▶ **INSTRUCTIONS TO FOLLOW**:
Print the listing as it stands, omitting all images.

## START

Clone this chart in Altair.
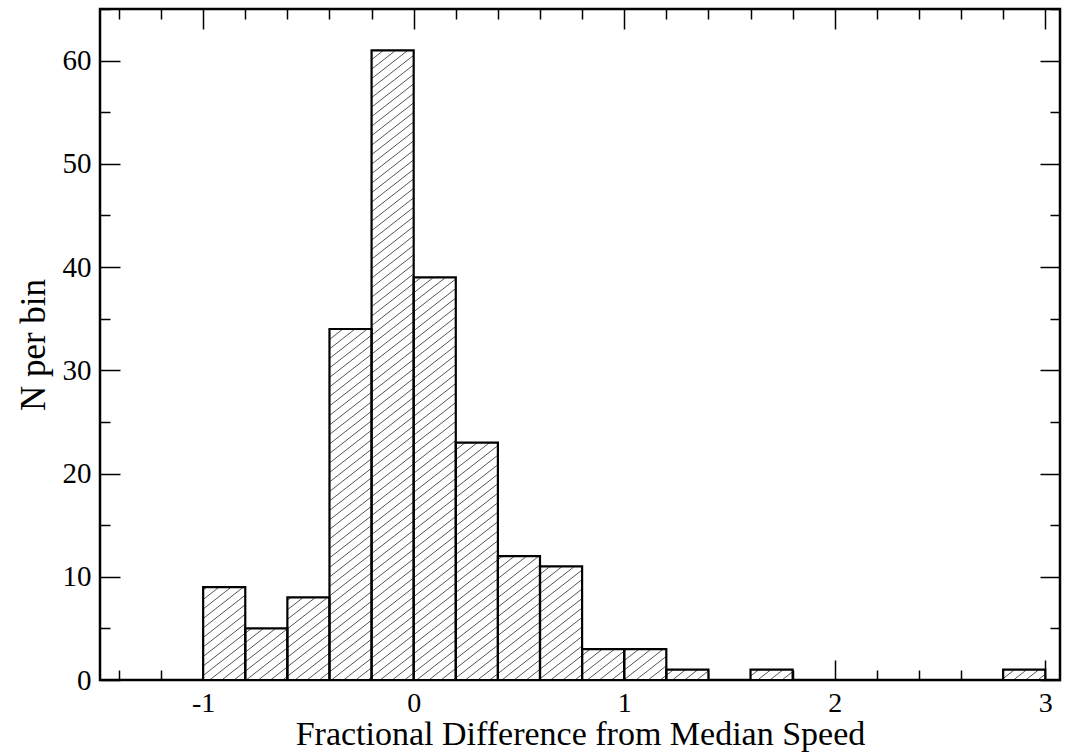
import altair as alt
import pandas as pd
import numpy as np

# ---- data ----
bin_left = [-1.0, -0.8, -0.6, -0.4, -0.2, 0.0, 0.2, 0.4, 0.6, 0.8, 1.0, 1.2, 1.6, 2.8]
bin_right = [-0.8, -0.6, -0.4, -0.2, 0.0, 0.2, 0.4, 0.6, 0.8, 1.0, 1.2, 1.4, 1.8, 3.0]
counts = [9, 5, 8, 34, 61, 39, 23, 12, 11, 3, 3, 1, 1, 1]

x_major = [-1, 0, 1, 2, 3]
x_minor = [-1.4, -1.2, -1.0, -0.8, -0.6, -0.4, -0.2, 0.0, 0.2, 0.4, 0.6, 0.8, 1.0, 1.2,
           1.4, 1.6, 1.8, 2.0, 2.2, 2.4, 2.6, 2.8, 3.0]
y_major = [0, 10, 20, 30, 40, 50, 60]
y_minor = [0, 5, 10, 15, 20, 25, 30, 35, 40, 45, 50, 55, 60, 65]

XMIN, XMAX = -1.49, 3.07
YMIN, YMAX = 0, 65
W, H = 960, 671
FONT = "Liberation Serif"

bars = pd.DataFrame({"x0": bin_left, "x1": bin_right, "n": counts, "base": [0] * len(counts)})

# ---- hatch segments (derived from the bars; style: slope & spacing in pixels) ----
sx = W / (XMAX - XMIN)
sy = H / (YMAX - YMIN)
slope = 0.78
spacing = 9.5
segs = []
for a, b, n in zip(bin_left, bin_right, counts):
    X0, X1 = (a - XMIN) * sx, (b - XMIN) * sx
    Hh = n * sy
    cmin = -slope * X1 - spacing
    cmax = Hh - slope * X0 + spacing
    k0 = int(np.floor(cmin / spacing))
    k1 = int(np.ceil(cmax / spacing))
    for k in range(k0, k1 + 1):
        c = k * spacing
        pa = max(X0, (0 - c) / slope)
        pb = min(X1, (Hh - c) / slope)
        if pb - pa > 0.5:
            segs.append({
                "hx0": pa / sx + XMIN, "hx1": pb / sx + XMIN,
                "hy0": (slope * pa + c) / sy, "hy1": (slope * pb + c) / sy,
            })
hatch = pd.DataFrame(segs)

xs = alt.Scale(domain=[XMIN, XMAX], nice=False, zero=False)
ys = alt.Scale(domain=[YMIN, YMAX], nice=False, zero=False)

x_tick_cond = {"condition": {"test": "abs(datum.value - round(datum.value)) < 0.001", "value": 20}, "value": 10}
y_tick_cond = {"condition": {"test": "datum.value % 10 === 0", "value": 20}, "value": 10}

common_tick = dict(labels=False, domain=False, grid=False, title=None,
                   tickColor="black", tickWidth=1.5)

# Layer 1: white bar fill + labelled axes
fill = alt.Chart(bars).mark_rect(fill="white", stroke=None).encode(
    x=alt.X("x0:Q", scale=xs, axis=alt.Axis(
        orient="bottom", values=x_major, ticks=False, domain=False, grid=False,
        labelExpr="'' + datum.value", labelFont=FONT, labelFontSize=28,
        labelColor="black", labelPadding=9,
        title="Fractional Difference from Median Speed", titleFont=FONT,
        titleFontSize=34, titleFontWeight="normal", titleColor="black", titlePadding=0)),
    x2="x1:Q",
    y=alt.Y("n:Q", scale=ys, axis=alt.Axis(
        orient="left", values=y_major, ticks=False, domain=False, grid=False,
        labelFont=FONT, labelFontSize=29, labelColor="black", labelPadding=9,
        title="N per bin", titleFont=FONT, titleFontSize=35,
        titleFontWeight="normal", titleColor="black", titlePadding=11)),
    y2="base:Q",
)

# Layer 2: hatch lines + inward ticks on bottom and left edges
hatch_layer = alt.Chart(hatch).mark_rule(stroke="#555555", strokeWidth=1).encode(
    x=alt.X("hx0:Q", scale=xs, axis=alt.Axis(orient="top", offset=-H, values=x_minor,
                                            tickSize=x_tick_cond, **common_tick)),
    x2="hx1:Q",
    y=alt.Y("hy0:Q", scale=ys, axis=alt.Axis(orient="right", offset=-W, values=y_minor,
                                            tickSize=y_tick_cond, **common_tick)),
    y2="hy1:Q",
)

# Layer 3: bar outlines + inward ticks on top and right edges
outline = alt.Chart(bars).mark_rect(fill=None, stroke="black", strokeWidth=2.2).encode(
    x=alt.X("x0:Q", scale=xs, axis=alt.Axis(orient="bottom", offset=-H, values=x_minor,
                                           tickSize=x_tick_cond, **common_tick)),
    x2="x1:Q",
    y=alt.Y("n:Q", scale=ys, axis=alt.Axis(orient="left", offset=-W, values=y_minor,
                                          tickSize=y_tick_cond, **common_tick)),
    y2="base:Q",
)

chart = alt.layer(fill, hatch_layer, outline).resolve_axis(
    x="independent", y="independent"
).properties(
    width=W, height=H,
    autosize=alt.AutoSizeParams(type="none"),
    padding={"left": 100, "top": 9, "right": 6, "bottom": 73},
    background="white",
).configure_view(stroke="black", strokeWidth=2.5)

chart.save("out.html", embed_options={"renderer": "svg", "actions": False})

## END

▶ **REPLY**:
Clone this chart in Altair.
import altair as alt
import pandas as pd
import numpy as np

# ---- data ----
bin_left = [-1.0, -0.8, -0.6, -0.4, -0.2, 0.0, 0.2, 0.4, 0.6, 0.8, 1.0, 1.2, 1.6, 2.8]
bin_right = [-0.8, -0.6, -0.4, -0.2, 0.0, 0.2, 0.4, 0.6, 0.8, 1.0, 1.2, 1.4, 1.8, 3.0]
counts = [9, 5, 8, 34, 61, 39, 23, 12, 11, 3, 3, 1, 1, 1]

x_major = [-1, 0, 1, 2, 3]
x_minor = [-1.4, -1.2, -1.0, -0.8, -0.6, -0.4, -0.2, 0.0, 0.2, 0.4, 0.6, 0.8, 1.0, 1.2,
           1.4, 1.6, 1.8, 2.0, 2.2, 2.4, 2.6, 2.8, 3.0]
y_major = [0, 10, 20, 30, 40, 50, 60]
y_minor = [0, 5, 10, 15, 20, 25, 30, 35, 40, 45, 50, 55, 60, 65]

XMIN, XMAX = -1.49, 3.07
YMIN, YMAX = 0, 65
W, H = 960, 671
FONT = "Liberation Serif"

bars = pd.DataFrame({"x0": bin_left, "x1": bin_right, "n": counts, "base": [0] * len(counts)})

# ---- hatch segments (derived from the bars; style: slope & spacing in pixels) ----
sx = W / (XMAX - XMIN)
sy = H / (YMAX - YMIN)
slope = 0.78
spacing = 9.5
segs = []
for a, b, n in zip(bin_left, bin_right, counts):
    X0, X1 = (a - XMIN) * sx, (b - XMIN) * sx
    Hh = n * sy
    cmin = -slope * X1 - spacing
    cmax = Hh - slope * X0 + spacing
    k0 = int(np.floor(cmin / spacing))
    k1 = int(np.ceil(cmax / spacing))
    for k in range(k0, k1 + 1):
        c = k * spacing
        pa = max(X0, (0 - c) / slope)
        pb = min(X1, (Hh - c) / slope)
        if pb - pa > 0.5:
            segs.append({
                "hx0": pa / sx + XMIN, "hx1": pb / sx + XMIN,
                "hy0": (slope * pa + c) / sy, "hy1": (slope * pb + c) / sy,
            })
hatch = pd.DataFrame(segs)

xs = alt.Scale(domain=[XMIN, XMAX], nice=False, zero=False)
ys = alt.Scale(domain=[YMIN, YMAX], nice=False, zero=False)

x_tick_cond = {"condition": {"test": "abs(datum.value - round(datum.value)) < 0.001", "value": 20}, "value": 10}
y_tick_cond = {"condition": {"test": "datum.value % 10 === 0", "value": 20}, "value": 10}

common_tick = dict(labels=False, domain=False, grid=False, title=None,
                   tickColor="black", tickWidth=1.5)

# Layer 1: white bar fill + labelled axes
fill = alt.Chart(bars).mark_rect(fill="white", stroke=None).encode(
    x=alt.X("x0:Q", scale=xs, axis=alt.Axis(
        orient="bottom", values=x_major, ticks=False, domain=False, grid=False,
        labelExpr="'' + datum.value", labelFont=FONT, labelFontSize=28,
        labelColor="black", labelPadding=9,
        title="Fractional Difference from Median Speed", titleFont=FONT,
        titleFontSize=34, titleFontWeight="normal", titleColor="black", titlePadding=0)),
    x2="x1:Q",
    y=alt.Y("n:Q", scale=ys, axis=alt.Axis(
        orient="left", values=y_major, ticks=False, domain=False, grid=False,
        labelFont=FONT, labelFontSize=29, labelColor="black", labelPadding=9,
        title="N per bin", titleFont=FONT, titleFontSize=35,
        titleFontWeight="normal", titleColor="black", titlePadding=11)),
    y2="base:Q",
)

# Layer 2: hatch lines + inward ticks on bottom and left edges
hatch_layer = alt.Chart(hatch).mark_rule(stroke="#555555", strokeWidth=1).encode(
    x=alt.X("hx0:Q", scale=xs, axis=alt.Axis(orient="top", offset=-H, values=x_minor,
                                            tickSize=x_tick_cond, **common_tick)),
    x2="hx1:Q",
    y=alt.Y("hy0:Q", scale=ys, axis=alt.Axis(orient="right", offset=-W, values=y_minor,
                                            tickSize=y_tick_cond, **common_tick)),
    y2="hy1:Q",
)

# Layer 3: bar outlines + inward ticks on top and right edges
outline = alt.Chart(bars).mark_rect(fill=None, stroke="black", strokeWidth=2.2).encode(
    x=alt.X("x0:Q", scale=xs, axis=alt.Axis(orient="bottom", offset=-H, values=x_minor,
                                           tickSize=x_tick_cond, **common_tick)),
    x2="x1:Q",
    y=alt.Y("n:Q", scale=ys, axis=alt.Axis(orient="left", offset=-W, values=y_minor,
                                          tickSize=y_tick_cond, **common_tick)),
    y2="base:Q",
)

chart = alt.layer(fill, hatch_layer, outline).resolve_axis(
    x="independent", y="independent"
).properties(
    width=W, height=H,
    autosize=alt.AutoSizeParams(type="none"),
    padding={"left": 100, "top": 9, "right": 6, "bottom": 73},
    background="white",
).configure_view(stroke="black", strokeWidth=2.5)

chart.save("out.html", embed_options={"renderer": "svg", "actions": False})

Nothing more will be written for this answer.